2006 begann ein mysteriöses Bienensterben in den Wintermonaten, das bis heute anhält: Imker, die ihre Bienenstöcke prüfen, finden sie leer vor, Honig ist drin, auch Wachs und Waben - aber eben keine Bienen. Die Insekten verschwinden einfach. In den USA starben vor 2006 zehn bis 15 Prozent der Tiere pro Winter, seit 2006 lag der Schnitt laut US-Umweltbehörde EPA bei bis zu 30 Prozent. Auch Teile Europas, darunter Deutschland, melden hohe Verluste. Wissenschaftler sprechen von Colony Collapse Disorder (CCD). Was CCD auslöst, ist noch nicht komplett erforscht, wahrscheinlich ist es eine Kombination verschiedener Umwelteinflüsse. Hauptansatzpunkt sind Pestizide, vor allem die als Bienenkiller bekannten Neonikotinoide. Sie sind in der EU seit einigen Jahren zumindest teilweise verboten. Seit 2010 sinken die CCD-Fälle wieder, Grund zur Entwarnung gibt es aber nicht, auch weil so viele andere Krankheiten und Parasiten die Bienen töten. Mangelernährung ist ebenfalls ein Problem, gerade in den USA mit den meilenweiten Monokulturen bekommen die Tiere oft nicht genug Abwechslung in ihrer Diät. 44 Prozent aller amerikanischen Bienen haben die Zeit von April 2015 bis April 2016 nicht überlebt. "Das Schrumpfen der Bienen-Bevölkerung ist eine der größten Herausforderungen für die weltweite Landwirtschaft und die Lebensmittelsicherheit in den kommenden fünf Jahren", heißt es in einer aktuellen Studie des US-Landwirtschaftsministeriums.

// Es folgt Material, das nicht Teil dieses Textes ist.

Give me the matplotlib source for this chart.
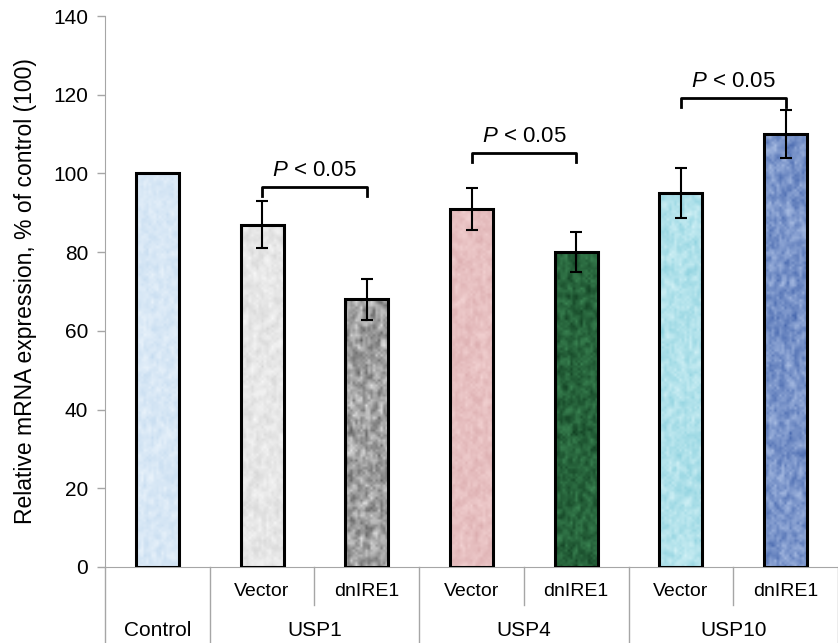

Der Diebstahl ist nicht einfach, wenn man kein Profi ist, man will ja nicht gestochen werden
Je knapper das Bienenangebot, desto mehr können die Imker und Bienen-Makler für die Bestäubung verlangen. Während ein kalifornischer Mandelbauer für eine Leihkolonie 2009 noch 76 Dollar zahlte, waren es im Jahr 2009 schon 157 Dollar. In diesem Jahr verlangen die Imker bis zu 200 Dollar für die Dienste. Und so lohnt sich auch der Diebstahl immer mehr.
Manche Imker statten die Kisten für ihre Bienenvölker inzwischen mit GPS-Sensoren aus und verfolgen auf dem Computer oder auf dem Handy, ob die Kiste da ist, wo sie hingehört. Andere haben Überwachungskameras installiert. Die meisten Bienenstöcke sind aber ungeschützt - und leichte Beute. Meist sind die Diebe andere Imker, die ihr Geschäft ausbauen wollen oder deren Tiere den Winter nicht überlebt haben. Bienen zu klauen ist schwierig, wenn man kein Profi ist, man will ja nicht gestochen werden. Für Imker ist der Diebstahl dagegen oft einfach. Bienen sehen alle gleich aus, es lässt sich schwer nachweisen, dass ein Volk geklaut ist, wenn man den Dieb nicht bei der Tat erwischt.
Auch Jacob Spath, der kalifornische Bienendieb, ist Imker. Er wollte mit den geklauten Tieren seinen lukrativen Bestäubungsauftrag erfüllen.